* Data block *
* * * *
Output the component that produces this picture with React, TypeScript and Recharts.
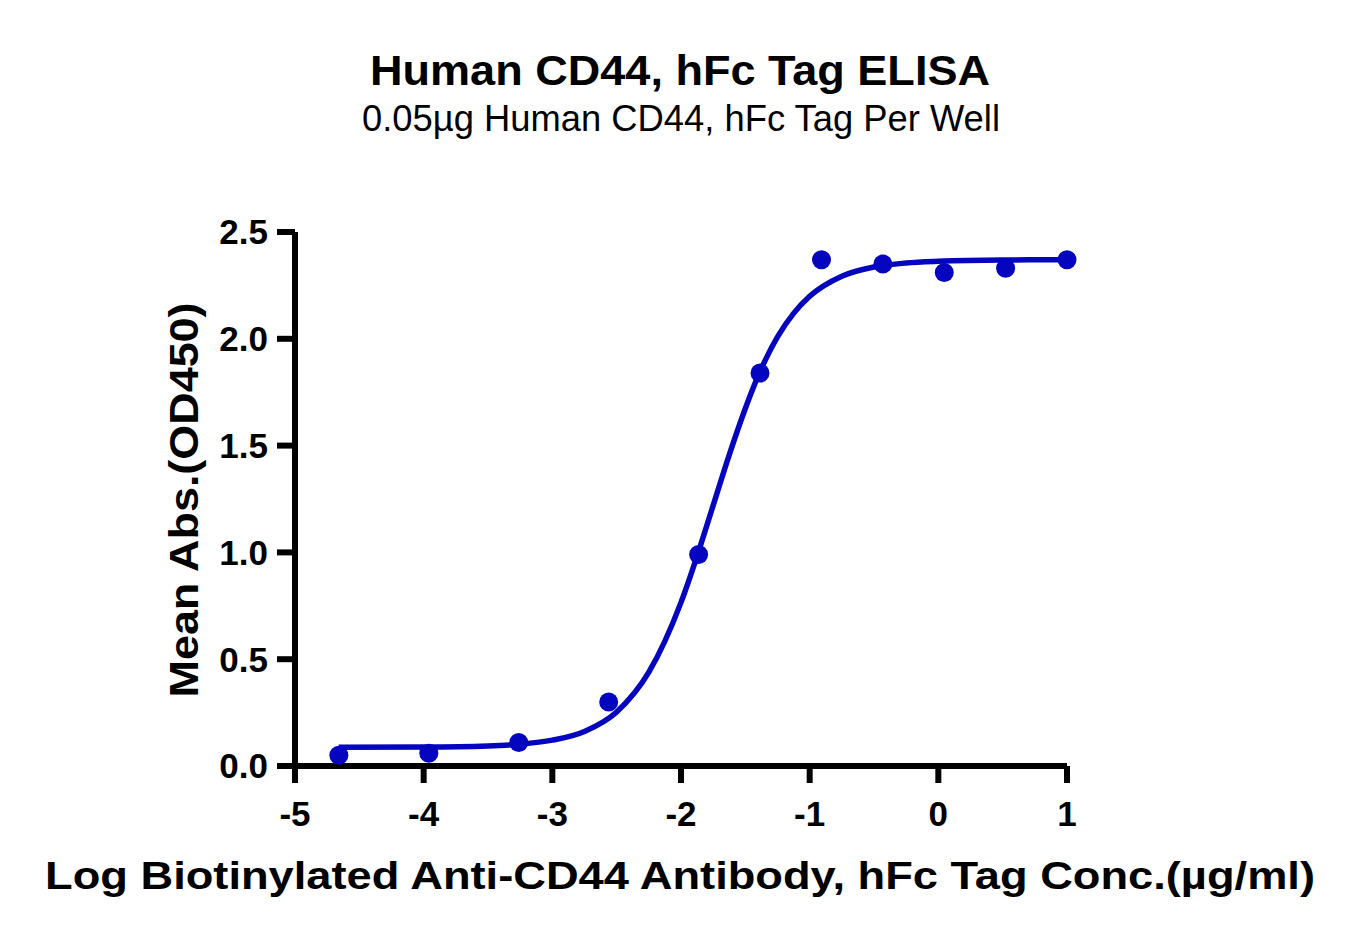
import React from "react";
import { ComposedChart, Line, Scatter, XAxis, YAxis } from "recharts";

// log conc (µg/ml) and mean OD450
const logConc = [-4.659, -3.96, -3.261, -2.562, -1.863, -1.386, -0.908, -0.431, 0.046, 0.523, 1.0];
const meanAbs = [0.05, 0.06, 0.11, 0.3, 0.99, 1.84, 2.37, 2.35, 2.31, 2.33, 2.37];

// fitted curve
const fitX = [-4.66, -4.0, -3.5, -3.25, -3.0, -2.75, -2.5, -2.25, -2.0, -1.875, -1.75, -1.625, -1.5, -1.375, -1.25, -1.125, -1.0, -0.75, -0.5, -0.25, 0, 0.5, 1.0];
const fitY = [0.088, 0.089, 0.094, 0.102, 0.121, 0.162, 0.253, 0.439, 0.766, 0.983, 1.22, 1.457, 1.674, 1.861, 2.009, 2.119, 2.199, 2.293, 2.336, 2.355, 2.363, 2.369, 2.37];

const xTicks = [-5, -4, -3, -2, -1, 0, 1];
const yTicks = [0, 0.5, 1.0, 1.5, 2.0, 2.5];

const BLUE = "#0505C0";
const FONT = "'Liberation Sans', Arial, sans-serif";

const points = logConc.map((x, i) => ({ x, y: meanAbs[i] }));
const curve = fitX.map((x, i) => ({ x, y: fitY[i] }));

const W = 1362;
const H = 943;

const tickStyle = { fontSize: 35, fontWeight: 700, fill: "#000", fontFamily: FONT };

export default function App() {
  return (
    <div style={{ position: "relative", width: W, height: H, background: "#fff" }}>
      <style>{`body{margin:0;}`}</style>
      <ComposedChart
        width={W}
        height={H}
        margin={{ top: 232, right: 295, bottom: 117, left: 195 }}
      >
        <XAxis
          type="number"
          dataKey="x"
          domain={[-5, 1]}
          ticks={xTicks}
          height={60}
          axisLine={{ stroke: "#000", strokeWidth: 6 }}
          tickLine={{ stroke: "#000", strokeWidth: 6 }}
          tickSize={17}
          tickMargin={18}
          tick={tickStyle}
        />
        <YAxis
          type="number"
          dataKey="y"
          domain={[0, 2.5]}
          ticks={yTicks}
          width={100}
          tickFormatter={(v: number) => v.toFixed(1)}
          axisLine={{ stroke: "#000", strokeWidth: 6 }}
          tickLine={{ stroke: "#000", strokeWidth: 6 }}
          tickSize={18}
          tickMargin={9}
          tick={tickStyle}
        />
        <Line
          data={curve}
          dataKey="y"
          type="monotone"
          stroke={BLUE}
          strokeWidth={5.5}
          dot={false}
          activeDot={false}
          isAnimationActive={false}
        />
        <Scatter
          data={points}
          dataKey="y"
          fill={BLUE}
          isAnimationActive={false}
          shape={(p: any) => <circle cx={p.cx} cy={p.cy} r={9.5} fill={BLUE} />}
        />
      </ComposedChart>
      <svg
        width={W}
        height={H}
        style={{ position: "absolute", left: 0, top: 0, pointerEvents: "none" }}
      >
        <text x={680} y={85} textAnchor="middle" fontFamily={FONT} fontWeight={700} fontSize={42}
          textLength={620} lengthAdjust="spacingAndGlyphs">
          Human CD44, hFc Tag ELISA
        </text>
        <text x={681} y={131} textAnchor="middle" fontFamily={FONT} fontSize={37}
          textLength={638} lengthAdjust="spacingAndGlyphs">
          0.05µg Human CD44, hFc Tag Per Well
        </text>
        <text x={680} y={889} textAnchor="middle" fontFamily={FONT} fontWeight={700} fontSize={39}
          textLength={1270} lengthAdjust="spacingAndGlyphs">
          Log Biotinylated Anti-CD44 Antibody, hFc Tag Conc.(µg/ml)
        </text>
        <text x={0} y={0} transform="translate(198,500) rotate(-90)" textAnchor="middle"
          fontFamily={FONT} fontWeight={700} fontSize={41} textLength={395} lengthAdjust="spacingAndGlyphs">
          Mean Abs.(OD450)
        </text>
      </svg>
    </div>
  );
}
* * * *
* What to work on *
Extract the lines exactly, please: the first line of the listing, the line with "Scatter, XAxis, YAxis", and every line between them, but no pictures.

* Exercise solution *
Output the component that produces this picture with React, TypeScript and Recharts.
import React from "react";
import { ComposedChart, Line, Scatter, XAxis, YAxis } from "recharts";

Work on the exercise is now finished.